◆ **Given information**:

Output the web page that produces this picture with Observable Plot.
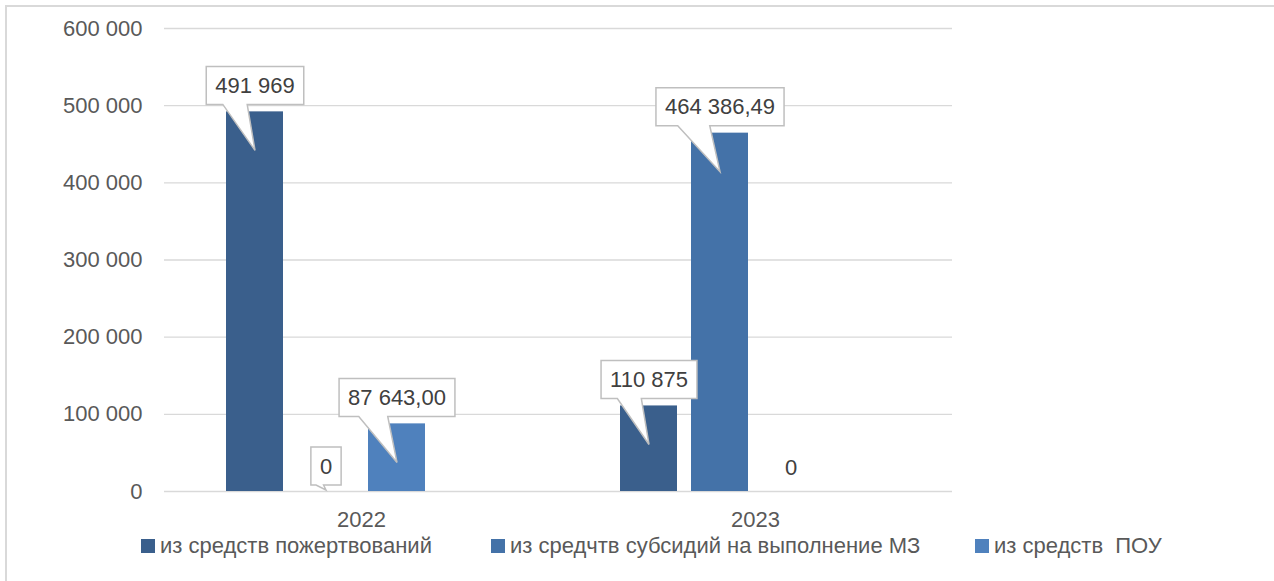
<!DOCTYPE html>
<html>
<head>
<meta charset="utf-8">
<script src="https://cdn.jsdelivr.net/npm/d3@7"></script>
<script src="https://cdn.jsdelivr.net/npm/@observablehq/plot@0.6"></script>
<style>
  html, body { margin: 0; padding: 0; background: #fff; }
  body { width: 1274px; height: 581px; overflow: hidden; position: relative; font-family: "Liberation Sans", Arial, sans-serif; }
  #frame { position: absolute; left: 5px; top: 5px; width: 1300px; height: 600px; border-left: 2px solid #d9d9d9; border-top: 2px solid #d9d9d9; box-sizing: border-box; }
  #chart { position: absolute; left: 0; top: 0; }
  #legend { position: absolute; left: 0; top: 533px; width: 1274px; height: 26px; font-size: 22px; color: #595959; }
  .item { position: absolute; top: 0; display: flex; align-items: center; height: 26px; white-space: pre; }
  .sw { width: 14px; height: 14px; margin-right: 5px; display: inline-block; }
</style>
</head>
<body>
<div id="frame"></div>
<div id="chart"></div>
<div id="legend"></div>
<script>
// ---- data ----
const years = ["2022", "2023"];
const series = ["из средств пожертвований", "из средчтв субсидий на выполнение МЗ", "из средств  ПОУ"];
const values2022 = [491969, 0, 87643];
const values2023 = [110875, 464386.49, 0];
const labels2022 = ["491 969", "0", "87 643,00"];
const labels2023 = ["110 875", "464 386,49", "0"];
const colors = ["#3a5f8c", "#4472a8", "#4f81bd"];
const yTicks = [0, 100000, 200000, 300000, 400000, 500000, 600000];

const rows = [];
years.forEach((yr, yi) => {
  const vals = yi === 0 ? values2022 : values2023;
  const labs = yi === 0 ? labels2022 : labels2023;
  series.forEach((s, si) => rows.push({year: yr, series: s, value: vals[si], label: labs[si], plain: yi === 1 && si === 2}));
});
const spacer = " "; // empty 4th slot in each group (as in the source chart)

const fmt = d3.formatLocale({decimal: ",", thousands: " ", grouping: [3], currency: ["", ""]}).format(",d");

const calloutNZ = rows.filter(d => d.value !== 0);
const calloutZero = rows.filter(d => d.value === 0 && !d.plain);
const plainZero = rows.filter(d => d.plain);

const textStyle = {fontSize: 22, fill: "#404040", fontFamily: "Liberation Sans, Arial, sans-serif"};

const svg = Plot.plot({
  width: 1274,
  height: 533,
  marginTop: 28,
  marginBottom: 42,
  marginLeft: 163,
  marginRight: 322,
  style: {fontFamily: "Liberation Sans, Arial, sans-serif", fontSize: "22px", color: "#595959", background: "transparent", overflow: "visible"},
  fx: {domain: years, padding: 0, label: null, tickSize: 0, tickPadding: 20},
  x: {domain: [...series, spacer], paddingInner: 0.2, paddingOuter: 0.86, axis: null},
  y: {domain: [0, 600000], ticks: yTicks, tickFormat: fmt, tickSize: 0, tickPadding: 22, label: null},
  color: {domain: series, range: colors},
  marks: [
    Plot.ruleY(yTicks, {stroke: "#d9d9d9", strokeWidth: 1.3}),
    Plot.barY(rows, {fx: "year", x: "series", y: "value", fill: "series"}),
    Plot.text(calloutNZ, {fx: "year", x: "series", y: "value", text: "label", dy: -26, ariaDescription: "callout-nz", ...textStyle}),
    Plot.text(calloutZero, {fx: "year", x: "series", y: "value", text: "label", dy: -25, ariaDescription: "callout-zero", ...textStyle}),
    Plot.text(plainZero, {fx: "year", x: "series", y: "value", text: "label", dy: -24, ...textStyle})
  ]
});
document.getElementById("chart").append(svg);

// draw callout boxes around the label texts produced by Plot
function drawCallouts(groupDesc, tipOffset) {
  svg.querySelectorAll(`g[aria-description="${groupDesc}"]`).forEach(g => {
    g.querySelectorAll("text").forEach(t => {
      const parent = t.parentNode;
      const inv = parent.getScreenCTM().inverse();
      const toLocal = (x, y) => { const p = svg.createSVGPoint(); p.x = x; p.y = y; return p.matrixTransform(inv); };
      const r = t.getBoundingClientRect();
      const cx = r.left + r.width / 2, cy = r.top + r.height / 2;
      const w = r.width + 18, h = 38;
      const L = cx - w / 2, R = cx + w / 2, T = cy - h / 2, B = cy + h / 2;
      const tip = [cx, cy + tipOffset];
      const b1 = L + 0.17 * w, b2 = L + 0.42 * w;
      const pts = [[L, T], [R, T], [R, B], [b2, B], tip, [b1, B], [L, B]].map(([x, y]) => toLocal(x, y));
      const path = document.createElementNS("http://www.w3.org/2000/svg", "path");
      path.setAttribute("d", "M" + pts.map(p => `${p.x},${p.y}`).join("L") + "Z");
      path.setAttribute("fill", "#fff");
      path.setAttribute("stroke", "#bfbfbf");
      path.setAttribute("stroke-width", "1.5");
      parent.insertBefore(path, t);
    });
  });
}
drawCallouts("callout-nz", 65);
drawCallouts("callout-zero", 24);

// legend
const legend = document.getElementById("legend");
const lx = [141, 491, 975];
series.forEach((s, i) => {
  const it = document.createElement("div");
  it.className = "item";
  it.style.left = lx[i] + "px";
  const sw = document.createElement("span");
  sw.className = "sw";
  sw.style.background = colors[i];
  it.append(sw, document.createTextNode(s));
  legend.append(it);
});
</script>
</body>
</html>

◆ **Written exercise**:
Quote the material exactly. Pictures stay out.

◆ **Exercise response**:
Output the web page that produces this picture with Observable Plot.
<!DOCTYPE html>
<html>
<head>
<meta charset="utf-8">
<script src="https://cdn.jsdelivr.net/npm/d3@7"></script>
<script src="https://cdn.jsdelivr.net/npm/@observablehq/plot@0.6"></script>
<style>
  html, body { margin: 0; padding: 0; background: #fff; }
  body { width: 1274px; height: 581px; overflow: hidden; position: relative; font-family: "Liberation Sans", Arial, sans-serif; }
  #frame { position: absolute; left: 5px; top: 5px; width: 1300px; height: 600px; border-left: 2px solid #d9d9d9; border-top: 2px solid #d9d9d9; box-sizing: border-box; }
  #chart { position: absolute; left: 0; top: 0; }
  #legend { position: absolute; left: 0; top: 533px; width: 1274px; height: 26px; font-size: 22px; color: #595959; }
  .item { position: absolute; top: 0; display: flex; align-items: center; height: 26px; white-space: pre; }
  .sw { width: 14px; height: 14px; margin-right: 5px; display: inline-block; }
</style>
</head>
<body>
<div id="frame"></div>
<div id="chart"></div>
<div id="legend"></div>
<script>
// ---- data ----
const years = ["2022", "2023"];
const series = ["из средств пожертвований", "из средчтв субсидий на выполнение МЗ", "из средств  ПОУ"];
const values2022 = [491969, 0, 87643];
const values2023 = [110875, 464386.49, 0];
const labels2022 = ["491 969", "0", "87 643,00"];
const labels2023 = ["110 875", "464 386,49", "0"];
const colors = ["#3a5f8c", "#4472a8", "#4f81bd"];
const yTicks = [0, 100000, 200000, 300000, 400000, 500000, 600000];

const rows = [];
years.forEach((yr, yi) => {
  const vals = yi === 0 ? values2022 : values2023;
  const labs = yi === 0 ? labels2022 : labels2023;
  series.forEach((s, si) => rows.push({year: yr, series: s, value: vals[si], label: labs[si], plain: yi === 1 && si === 2}));
});
const spacer = " "; // empty 4th slot in each group (as in the source chart)

const fmt = d3.formatLocale({decimal: ",", thousands: " ", grouping: [3], currency: ["", ""]}).format(",d");

const calloutNZ = rows.filter(d => d.value !== 0);
const calloutZero = rows.filter(d => d.value === 0 && !d.plain);
const plainZero = rows.filter(d => d.plain);

const textStyle = {fontSize: 22, fill: "#404040", fontFamily: "Liberation Sans, Arial, sans-serif"};

const svg = Plot.plot({
  width: 1274,
  height: 533,
  marginTop: 28,
  marginBottom: 42,
  marginLeft: 163,
  marginRight: 322,
  style: {fontFamily: "Liberation Sans, Arial, sans-serif", fontSize: "22px", color: "#595959", background: "transparent", overflow: "visible"},
  fx: {domain: years, padding: 0, label: null, tickSize: 0, tickPadding: 20},
  x: {domain: [...series, spacer], paddingInner: 0.2, paddingOuter: 0.86, axis: null},
  y: {domain: [0, 600000], ticks: yTicks, tickFormat: fmt, tickSize: 0, tickPadding: 22, label: null},
  color: {domain: series, range: colors},
  marks: [
    Plot.ruleY(yTicks, {stroke: "#d9d9d9", strokeWidth: 1.3}),
    Plot.barY(rows, {fx: "year", x: "series", y: "value", fill: "series"}),
    Plot.text(calloutNZ, {fx: "year", x: "series", y: "value", text: "label", dy: -26, ariaDescription: "callout-nz", ...textStyle}),
    Plot.text(calloutZero, {fx: "year", x: "series", y: "value", text: "label", dy: -25, ariaDescription: "callout-zero", ...textStyle}),
    Plot.text(plainZero, {fx: "year", x: "series", y: "value", text: "label", dy: -24, ...textStyle})
  ]
});
document.getElementById("chart").append(svg);

// draw callout boxes around the label texts produced by Plot
function drawCallouts(groupDesc, tipOffset) {
  svg.querySelectorAll(`g[aria-description="${groupDesc}"]`).forEach(g => {
    g.querySelectorAll("text").forEach(t => {
      const parent = t.parentNode;
      const inv = parent.getScreenCTM().inverse();
      const toLocal = (x, y) => { const p = svg.createSVGPoint(); p.x = x; p.y = y; return p.matrixTransform(inv); };
      const r = t.getBoundingClientRect();
      const cx = r.left + r.width / 2, cy = r.top + r.height / 2;
      const w = r.width + 18, h = 38;
      const L = cx - w / 2, R = cx + w / 2, T = cy - h / 2, B = cy + h / 2;
      const tip = [cx, cy + tipOffset];
      const b1 = L + 0.17 * w, b2 = L + 0.42 * w;
      const pts = [[L, T], [R, T], [R, B], [b2, B], tip, [b1, B], [L, B]].map(([x, y]) => toLocal(x, y));
      const path = document.createElementNS("http://www.w3.org/2000/svg", "path");
      path.setAttribute("d", "M" + pts.map(p => `${p.x},${p.y}`).join("L") + "Z");
      path.setAttribute("fill", "#fff");
      path.setAttribute("stroke", "#bfbfbf");
      path.setAttribute("stroke-width", "1.5");
      parent.insertBefore(path, t);
    });
  });
}
drawCallouts("callout-nz", 65);
drawCallouts("callout-zero", 24);

// legend
const legend = document.getElementById("legend");
const lx = [141, 491, 975];
series.forEach((s, i) => {
  const it = document.createElement("div");
  it.className = "item";
  it.style.left = lx[i] + "px";
  const sw = document.createElement("span");
  sw.className = "sw";
  sw.style.background = colors[i];
  it.append(sw, document.createTextNode(s));
  legend.append(it);
});
</script>
</body>
</html>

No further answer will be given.